Every line from the one holding "Recreate this image" through the one holding "years.forEach((y) => monthNames.forEach((m)" should be returned exactly, both included; the pictures should not.
>> BEGIN
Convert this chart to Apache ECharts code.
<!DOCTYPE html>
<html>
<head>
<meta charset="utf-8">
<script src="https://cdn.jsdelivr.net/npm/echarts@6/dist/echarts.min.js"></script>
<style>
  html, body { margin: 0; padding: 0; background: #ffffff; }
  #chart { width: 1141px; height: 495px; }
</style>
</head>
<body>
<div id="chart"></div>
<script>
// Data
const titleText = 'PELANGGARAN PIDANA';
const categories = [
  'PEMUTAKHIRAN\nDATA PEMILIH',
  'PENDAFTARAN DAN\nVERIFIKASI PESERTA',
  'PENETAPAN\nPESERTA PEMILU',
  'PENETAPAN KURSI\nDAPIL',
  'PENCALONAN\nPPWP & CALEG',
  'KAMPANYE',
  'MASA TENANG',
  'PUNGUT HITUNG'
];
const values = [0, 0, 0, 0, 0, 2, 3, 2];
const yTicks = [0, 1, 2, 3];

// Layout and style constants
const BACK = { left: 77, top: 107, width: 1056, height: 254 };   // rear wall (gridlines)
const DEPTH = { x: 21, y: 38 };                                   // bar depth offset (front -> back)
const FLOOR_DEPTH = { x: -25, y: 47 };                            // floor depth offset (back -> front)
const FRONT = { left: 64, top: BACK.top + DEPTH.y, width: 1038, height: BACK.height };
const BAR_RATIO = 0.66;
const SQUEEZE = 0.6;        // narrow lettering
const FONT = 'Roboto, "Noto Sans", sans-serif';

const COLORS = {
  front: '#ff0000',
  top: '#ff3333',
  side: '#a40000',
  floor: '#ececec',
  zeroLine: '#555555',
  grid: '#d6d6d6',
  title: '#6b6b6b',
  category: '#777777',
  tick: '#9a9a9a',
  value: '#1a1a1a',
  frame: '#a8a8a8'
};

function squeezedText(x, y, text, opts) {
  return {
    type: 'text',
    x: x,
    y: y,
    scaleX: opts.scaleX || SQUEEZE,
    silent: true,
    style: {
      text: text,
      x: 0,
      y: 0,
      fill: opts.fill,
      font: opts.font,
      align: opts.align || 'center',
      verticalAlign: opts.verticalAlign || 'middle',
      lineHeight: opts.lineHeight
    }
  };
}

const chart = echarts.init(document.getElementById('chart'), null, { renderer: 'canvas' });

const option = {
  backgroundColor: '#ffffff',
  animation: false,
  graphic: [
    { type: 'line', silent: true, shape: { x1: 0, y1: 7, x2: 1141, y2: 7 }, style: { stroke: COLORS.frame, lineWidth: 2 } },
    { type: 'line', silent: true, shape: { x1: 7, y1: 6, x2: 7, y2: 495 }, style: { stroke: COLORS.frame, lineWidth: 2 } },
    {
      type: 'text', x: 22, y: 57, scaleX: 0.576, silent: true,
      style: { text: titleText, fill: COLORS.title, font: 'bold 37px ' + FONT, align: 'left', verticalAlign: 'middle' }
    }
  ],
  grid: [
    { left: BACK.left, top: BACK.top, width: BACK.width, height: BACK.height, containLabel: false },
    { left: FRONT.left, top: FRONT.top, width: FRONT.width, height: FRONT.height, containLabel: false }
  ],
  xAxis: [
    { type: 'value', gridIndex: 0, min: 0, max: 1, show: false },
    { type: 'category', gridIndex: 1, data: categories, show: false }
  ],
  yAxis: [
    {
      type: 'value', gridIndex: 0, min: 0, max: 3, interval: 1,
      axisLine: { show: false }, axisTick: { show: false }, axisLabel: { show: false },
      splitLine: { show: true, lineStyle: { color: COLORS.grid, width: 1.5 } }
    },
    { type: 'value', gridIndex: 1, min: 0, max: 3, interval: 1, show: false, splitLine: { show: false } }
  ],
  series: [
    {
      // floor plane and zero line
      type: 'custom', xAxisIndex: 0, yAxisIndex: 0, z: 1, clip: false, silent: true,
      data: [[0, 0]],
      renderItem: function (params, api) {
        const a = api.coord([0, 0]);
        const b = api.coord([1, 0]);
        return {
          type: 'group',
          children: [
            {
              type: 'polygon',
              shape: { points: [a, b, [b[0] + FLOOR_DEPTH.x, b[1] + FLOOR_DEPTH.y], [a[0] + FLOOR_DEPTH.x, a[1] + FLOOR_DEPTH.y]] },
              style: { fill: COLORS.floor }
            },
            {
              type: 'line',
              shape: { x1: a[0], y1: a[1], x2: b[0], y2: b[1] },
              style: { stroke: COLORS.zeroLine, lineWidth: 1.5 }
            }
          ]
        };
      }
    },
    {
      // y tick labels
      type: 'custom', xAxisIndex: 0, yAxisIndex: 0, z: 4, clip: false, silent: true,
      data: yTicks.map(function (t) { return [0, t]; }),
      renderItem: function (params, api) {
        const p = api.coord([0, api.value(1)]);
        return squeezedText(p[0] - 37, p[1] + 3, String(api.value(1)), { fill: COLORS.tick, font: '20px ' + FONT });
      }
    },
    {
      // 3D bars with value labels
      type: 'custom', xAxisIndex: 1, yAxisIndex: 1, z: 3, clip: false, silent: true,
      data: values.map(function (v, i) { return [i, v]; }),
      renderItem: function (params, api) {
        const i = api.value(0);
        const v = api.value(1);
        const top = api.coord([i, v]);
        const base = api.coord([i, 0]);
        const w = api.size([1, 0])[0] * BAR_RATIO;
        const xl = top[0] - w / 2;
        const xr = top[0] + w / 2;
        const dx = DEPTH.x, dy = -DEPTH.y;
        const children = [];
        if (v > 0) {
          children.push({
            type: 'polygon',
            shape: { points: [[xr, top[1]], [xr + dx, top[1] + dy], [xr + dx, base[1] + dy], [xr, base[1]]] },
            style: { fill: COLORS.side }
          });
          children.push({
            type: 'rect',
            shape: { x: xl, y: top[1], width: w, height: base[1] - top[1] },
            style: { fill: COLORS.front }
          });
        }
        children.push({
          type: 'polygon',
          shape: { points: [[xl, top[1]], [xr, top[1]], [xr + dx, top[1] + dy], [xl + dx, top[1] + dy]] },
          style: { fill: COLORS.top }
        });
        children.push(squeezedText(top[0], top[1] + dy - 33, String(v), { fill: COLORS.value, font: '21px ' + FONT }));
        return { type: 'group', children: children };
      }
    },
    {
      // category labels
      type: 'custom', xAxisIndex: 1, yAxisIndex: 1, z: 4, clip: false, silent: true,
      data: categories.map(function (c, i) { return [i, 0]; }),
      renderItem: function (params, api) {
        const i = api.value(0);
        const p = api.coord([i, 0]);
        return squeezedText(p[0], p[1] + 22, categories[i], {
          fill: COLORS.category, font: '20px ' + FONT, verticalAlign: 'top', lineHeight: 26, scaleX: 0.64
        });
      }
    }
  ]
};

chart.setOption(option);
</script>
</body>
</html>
>> END
>> BEGIN
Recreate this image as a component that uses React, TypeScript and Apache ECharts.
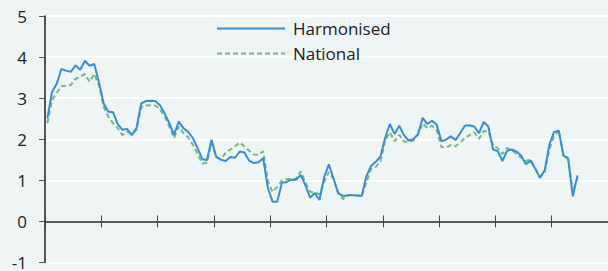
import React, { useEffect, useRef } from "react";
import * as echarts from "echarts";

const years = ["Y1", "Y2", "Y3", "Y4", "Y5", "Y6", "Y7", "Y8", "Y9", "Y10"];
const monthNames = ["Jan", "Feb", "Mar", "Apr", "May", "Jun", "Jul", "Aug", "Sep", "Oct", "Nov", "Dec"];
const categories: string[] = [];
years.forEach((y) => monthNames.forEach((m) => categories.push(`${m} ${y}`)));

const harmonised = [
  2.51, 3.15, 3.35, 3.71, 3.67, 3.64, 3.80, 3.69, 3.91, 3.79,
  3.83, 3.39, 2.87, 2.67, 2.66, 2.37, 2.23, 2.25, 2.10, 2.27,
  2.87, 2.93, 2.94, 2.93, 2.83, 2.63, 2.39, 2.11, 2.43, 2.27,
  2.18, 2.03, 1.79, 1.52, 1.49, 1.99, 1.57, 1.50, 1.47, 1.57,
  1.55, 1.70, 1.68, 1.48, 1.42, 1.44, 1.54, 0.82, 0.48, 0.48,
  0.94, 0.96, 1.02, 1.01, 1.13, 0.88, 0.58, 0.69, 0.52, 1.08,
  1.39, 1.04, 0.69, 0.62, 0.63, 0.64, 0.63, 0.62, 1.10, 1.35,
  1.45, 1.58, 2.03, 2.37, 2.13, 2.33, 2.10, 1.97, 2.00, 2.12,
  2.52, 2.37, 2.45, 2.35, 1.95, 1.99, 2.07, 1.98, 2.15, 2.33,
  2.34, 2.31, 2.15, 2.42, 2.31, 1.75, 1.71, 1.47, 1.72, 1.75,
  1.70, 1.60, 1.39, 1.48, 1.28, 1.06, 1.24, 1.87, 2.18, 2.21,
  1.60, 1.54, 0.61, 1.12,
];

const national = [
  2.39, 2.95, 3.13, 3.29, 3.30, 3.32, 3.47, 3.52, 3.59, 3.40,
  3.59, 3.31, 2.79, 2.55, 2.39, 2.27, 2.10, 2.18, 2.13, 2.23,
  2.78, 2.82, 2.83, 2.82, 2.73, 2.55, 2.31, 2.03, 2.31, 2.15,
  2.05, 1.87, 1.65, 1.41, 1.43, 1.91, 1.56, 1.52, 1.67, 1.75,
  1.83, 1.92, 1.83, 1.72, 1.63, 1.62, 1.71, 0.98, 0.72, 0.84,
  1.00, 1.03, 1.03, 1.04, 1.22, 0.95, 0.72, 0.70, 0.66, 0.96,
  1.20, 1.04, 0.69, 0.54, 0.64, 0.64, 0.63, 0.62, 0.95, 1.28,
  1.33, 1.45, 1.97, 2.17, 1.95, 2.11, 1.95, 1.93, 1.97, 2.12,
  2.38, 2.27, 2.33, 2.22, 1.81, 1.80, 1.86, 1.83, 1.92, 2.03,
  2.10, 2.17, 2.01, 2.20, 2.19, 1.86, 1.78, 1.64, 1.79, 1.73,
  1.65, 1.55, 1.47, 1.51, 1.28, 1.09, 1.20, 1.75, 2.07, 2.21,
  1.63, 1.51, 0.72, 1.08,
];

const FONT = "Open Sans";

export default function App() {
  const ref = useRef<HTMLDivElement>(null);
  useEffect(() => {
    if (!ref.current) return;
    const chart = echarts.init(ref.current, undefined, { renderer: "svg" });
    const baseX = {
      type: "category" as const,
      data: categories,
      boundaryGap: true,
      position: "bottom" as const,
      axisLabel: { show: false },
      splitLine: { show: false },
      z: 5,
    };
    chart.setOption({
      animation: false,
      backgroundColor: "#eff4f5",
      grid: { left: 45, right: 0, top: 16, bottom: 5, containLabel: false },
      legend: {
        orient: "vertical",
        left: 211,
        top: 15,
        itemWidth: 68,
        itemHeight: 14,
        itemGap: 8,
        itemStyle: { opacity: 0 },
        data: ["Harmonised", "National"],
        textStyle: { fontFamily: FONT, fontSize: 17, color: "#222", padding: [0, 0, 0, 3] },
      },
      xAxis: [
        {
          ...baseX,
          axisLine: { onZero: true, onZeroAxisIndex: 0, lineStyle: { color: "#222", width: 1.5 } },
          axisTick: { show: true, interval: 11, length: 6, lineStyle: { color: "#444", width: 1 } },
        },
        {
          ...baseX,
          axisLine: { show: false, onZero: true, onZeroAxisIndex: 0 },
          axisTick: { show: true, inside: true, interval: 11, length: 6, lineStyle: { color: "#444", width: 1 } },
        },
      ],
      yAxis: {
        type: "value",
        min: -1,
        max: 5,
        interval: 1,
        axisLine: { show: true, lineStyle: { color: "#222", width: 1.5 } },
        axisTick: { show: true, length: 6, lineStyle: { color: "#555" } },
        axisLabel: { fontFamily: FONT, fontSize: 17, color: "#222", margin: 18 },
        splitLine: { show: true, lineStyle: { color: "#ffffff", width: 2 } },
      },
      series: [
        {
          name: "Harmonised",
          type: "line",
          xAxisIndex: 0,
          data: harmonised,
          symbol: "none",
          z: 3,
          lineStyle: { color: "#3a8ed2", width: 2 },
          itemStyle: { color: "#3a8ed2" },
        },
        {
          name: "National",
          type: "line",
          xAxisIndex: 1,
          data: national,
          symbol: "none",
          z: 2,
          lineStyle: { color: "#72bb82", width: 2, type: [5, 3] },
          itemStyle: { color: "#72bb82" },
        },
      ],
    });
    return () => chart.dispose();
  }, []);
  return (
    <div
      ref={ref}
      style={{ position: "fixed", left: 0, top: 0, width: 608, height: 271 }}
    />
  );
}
>> END
§ Result of this exercise
Recreate this image as a component that uses React, TypeScript and Apache ECharts.
import React, { useEffect, useRef } from "react";
import * as echarts from "echarts";

const years = ["Y1", "Y2", "Y3", "Y4", "Y5", "Y6", "Y7", "Y8", "Y9", "Y10"];
const monthNames = ["Jan", "Feb", "Mar", "Apr", "May", "Jun", "Jul", "Aug", "Sep", "Oct", "Nov", "Dec"];
const categories: string[] = [];
years.forEach((y) => monthNames.forEach((m) => categories.push(`${m} ${y}`)));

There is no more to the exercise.